## Exercise:
Return nothing but the lines from the one with "Write a Python" through the one with "import plotly.graph_objects as go" in the data below, word for word and without pictures.

## BEGIN Records provided

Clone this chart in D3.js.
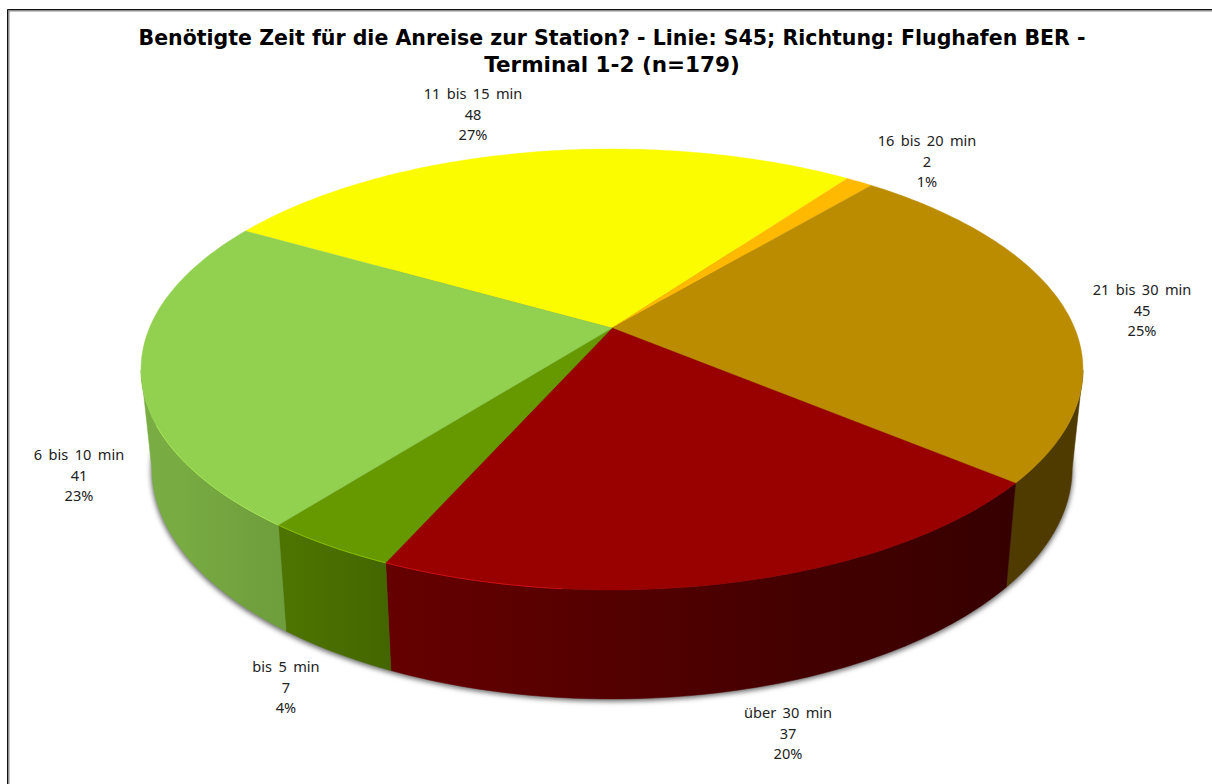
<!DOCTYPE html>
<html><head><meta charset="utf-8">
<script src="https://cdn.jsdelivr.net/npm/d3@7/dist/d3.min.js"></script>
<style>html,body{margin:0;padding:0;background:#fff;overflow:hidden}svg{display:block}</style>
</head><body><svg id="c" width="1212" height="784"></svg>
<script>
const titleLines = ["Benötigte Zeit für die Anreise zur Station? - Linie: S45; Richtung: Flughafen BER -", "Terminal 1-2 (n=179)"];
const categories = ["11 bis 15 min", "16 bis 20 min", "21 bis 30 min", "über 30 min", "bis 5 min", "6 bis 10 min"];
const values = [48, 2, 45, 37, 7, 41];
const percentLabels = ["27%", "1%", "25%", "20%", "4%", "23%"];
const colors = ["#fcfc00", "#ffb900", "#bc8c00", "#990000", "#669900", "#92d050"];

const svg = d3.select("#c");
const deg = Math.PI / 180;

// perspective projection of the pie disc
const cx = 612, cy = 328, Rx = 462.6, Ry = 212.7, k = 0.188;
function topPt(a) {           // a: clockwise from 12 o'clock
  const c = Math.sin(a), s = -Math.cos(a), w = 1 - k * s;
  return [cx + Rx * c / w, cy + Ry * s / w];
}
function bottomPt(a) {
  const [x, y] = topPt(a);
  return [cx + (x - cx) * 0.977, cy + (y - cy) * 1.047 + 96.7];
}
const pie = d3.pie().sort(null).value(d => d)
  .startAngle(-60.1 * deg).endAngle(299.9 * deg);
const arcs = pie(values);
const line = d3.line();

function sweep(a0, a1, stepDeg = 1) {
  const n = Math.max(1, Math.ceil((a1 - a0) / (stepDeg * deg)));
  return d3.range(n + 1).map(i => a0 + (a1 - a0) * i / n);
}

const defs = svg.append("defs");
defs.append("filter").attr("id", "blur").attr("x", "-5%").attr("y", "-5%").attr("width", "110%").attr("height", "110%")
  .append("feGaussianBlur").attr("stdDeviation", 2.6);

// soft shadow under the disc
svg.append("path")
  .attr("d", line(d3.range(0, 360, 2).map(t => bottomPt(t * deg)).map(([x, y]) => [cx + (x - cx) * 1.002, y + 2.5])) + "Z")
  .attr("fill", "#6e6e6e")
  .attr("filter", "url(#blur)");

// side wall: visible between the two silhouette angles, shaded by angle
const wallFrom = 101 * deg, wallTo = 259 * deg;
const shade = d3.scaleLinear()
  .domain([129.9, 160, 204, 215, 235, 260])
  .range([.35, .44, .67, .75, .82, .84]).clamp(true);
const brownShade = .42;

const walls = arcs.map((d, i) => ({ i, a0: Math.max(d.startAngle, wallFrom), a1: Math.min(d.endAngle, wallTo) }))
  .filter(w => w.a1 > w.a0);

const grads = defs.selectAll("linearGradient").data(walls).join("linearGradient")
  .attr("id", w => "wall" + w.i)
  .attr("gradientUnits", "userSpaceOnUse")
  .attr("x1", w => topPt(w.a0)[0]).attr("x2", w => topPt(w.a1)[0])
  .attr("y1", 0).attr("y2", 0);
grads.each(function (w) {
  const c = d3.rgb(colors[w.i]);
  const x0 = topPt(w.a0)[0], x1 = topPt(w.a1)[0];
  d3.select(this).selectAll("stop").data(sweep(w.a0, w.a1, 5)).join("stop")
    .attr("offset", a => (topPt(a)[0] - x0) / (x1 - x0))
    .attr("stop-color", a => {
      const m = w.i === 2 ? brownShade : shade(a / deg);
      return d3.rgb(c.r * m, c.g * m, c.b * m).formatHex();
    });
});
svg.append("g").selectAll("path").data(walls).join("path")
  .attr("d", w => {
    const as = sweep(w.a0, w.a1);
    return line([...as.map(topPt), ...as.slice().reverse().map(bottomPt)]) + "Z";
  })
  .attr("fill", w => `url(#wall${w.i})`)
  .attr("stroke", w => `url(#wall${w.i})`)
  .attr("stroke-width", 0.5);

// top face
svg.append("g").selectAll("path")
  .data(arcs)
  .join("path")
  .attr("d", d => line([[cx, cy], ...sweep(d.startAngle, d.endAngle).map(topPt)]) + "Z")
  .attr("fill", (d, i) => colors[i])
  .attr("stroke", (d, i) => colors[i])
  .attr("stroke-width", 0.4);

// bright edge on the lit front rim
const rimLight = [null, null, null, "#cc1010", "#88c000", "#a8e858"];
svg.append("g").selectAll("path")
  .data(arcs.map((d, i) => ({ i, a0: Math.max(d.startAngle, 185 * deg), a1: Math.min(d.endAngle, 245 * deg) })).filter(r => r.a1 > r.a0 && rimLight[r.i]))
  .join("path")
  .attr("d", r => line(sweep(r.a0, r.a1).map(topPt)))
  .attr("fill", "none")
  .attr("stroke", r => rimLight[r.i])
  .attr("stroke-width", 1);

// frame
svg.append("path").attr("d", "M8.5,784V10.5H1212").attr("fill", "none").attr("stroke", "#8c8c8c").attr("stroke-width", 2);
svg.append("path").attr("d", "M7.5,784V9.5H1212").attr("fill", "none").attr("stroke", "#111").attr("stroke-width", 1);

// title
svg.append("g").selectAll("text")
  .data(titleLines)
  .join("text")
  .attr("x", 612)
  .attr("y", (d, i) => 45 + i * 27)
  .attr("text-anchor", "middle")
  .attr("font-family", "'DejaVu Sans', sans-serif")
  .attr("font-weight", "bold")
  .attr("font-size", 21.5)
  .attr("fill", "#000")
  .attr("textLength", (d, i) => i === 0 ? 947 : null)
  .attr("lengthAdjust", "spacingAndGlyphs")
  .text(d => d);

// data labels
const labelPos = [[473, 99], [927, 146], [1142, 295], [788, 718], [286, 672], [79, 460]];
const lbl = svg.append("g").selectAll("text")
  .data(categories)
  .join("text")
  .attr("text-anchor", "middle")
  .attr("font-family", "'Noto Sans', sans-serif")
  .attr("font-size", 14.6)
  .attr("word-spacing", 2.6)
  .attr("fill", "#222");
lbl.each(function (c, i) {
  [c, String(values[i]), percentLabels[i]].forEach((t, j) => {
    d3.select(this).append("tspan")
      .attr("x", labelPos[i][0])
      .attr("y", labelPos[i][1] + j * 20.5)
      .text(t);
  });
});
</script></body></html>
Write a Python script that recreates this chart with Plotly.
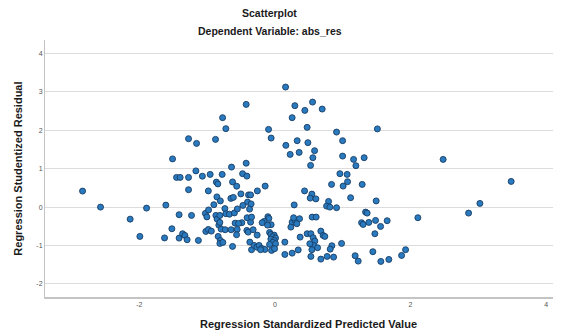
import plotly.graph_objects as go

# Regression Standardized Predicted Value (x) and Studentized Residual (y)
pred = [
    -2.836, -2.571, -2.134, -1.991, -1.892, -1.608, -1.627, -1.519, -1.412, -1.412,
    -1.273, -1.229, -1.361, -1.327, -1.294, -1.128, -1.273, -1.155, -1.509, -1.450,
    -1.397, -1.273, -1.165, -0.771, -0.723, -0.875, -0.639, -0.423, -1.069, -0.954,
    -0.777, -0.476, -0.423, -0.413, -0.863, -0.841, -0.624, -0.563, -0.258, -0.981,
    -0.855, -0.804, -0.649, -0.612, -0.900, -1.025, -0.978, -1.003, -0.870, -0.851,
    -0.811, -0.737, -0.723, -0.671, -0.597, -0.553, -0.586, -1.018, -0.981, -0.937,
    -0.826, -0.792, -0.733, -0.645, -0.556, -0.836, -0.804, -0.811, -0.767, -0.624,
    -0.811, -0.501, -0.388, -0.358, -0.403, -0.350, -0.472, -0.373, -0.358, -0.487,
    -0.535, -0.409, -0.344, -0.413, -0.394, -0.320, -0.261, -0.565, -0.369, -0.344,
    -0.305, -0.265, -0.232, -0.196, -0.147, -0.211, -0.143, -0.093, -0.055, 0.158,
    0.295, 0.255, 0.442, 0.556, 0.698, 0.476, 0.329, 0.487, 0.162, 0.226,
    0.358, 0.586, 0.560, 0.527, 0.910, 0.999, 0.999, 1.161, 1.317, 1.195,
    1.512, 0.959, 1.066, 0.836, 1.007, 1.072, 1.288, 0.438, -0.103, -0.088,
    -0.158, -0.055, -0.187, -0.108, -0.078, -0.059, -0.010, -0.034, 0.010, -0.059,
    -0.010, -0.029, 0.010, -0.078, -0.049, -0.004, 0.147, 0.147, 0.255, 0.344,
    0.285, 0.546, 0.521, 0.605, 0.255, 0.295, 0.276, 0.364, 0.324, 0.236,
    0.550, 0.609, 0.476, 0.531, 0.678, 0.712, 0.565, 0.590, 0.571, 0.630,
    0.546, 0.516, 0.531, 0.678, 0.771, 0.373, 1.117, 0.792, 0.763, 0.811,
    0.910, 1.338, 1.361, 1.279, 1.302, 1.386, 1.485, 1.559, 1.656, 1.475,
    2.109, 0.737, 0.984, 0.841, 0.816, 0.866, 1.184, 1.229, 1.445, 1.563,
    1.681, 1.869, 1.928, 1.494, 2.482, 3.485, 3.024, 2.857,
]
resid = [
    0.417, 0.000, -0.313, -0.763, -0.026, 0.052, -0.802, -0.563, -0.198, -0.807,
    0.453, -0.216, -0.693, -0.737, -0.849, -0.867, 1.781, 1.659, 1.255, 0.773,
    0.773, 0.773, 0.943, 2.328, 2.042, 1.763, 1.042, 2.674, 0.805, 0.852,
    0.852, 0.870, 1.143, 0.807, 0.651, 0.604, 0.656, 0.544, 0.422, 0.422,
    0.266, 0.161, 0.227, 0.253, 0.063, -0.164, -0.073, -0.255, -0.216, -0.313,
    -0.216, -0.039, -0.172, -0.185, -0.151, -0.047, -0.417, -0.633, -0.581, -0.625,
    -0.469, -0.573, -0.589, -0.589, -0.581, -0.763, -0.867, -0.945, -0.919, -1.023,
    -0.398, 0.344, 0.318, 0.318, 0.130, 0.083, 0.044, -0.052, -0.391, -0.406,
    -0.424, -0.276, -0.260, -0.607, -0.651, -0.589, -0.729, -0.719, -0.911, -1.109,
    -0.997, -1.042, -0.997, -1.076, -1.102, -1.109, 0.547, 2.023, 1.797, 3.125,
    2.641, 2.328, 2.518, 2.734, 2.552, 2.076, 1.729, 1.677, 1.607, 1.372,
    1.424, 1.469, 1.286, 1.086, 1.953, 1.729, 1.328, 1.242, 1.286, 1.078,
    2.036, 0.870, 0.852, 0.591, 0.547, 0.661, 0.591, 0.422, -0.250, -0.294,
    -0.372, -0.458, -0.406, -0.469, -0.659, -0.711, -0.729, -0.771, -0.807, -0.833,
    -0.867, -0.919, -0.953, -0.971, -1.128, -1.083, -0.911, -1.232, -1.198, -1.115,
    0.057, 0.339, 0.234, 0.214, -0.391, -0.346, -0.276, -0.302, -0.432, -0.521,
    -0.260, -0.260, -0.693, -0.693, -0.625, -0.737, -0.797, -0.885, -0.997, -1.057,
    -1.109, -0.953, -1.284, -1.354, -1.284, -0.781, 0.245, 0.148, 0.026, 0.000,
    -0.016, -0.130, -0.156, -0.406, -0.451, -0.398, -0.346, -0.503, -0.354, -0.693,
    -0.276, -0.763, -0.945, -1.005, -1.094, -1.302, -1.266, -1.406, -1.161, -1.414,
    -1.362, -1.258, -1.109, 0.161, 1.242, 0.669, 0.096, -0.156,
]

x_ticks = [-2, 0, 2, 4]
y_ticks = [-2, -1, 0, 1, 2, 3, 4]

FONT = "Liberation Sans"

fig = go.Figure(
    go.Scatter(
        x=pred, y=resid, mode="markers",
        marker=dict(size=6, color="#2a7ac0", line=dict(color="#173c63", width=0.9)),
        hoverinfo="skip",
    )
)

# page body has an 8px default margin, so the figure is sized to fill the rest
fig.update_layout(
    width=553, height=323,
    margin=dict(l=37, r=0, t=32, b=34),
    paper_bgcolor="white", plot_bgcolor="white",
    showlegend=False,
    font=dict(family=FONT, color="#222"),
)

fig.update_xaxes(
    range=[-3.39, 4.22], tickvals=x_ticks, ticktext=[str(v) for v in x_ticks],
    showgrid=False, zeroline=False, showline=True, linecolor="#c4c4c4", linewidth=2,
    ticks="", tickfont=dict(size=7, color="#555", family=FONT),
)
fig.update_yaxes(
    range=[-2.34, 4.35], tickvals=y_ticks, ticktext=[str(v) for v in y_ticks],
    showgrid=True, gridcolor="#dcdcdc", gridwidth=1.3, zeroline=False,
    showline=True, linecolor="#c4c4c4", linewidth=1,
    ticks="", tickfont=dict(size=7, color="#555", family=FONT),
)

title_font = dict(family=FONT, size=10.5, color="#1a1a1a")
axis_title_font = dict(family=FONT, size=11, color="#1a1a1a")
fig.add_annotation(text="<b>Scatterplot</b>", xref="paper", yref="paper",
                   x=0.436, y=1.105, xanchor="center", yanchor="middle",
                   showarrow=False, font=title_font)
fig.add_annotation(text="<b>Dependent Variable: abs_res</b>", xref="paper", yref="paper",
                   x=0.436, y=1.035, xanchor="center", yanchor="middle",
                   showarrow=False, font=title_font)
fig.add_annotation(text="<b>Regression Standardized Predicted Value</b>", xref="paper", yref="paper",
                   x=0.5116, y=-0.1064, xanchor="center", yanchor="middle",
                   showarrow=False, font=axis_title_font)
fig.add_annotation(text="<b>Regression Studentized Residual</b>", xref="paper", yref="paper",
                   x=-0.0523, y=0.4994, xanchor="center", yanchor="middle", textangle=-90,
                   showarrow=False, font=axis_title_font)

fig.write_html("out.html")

## END Records provided

## Exercise answer:
Write a Python script that recreates this chart with Plotly.
import plotly.graph_objects as go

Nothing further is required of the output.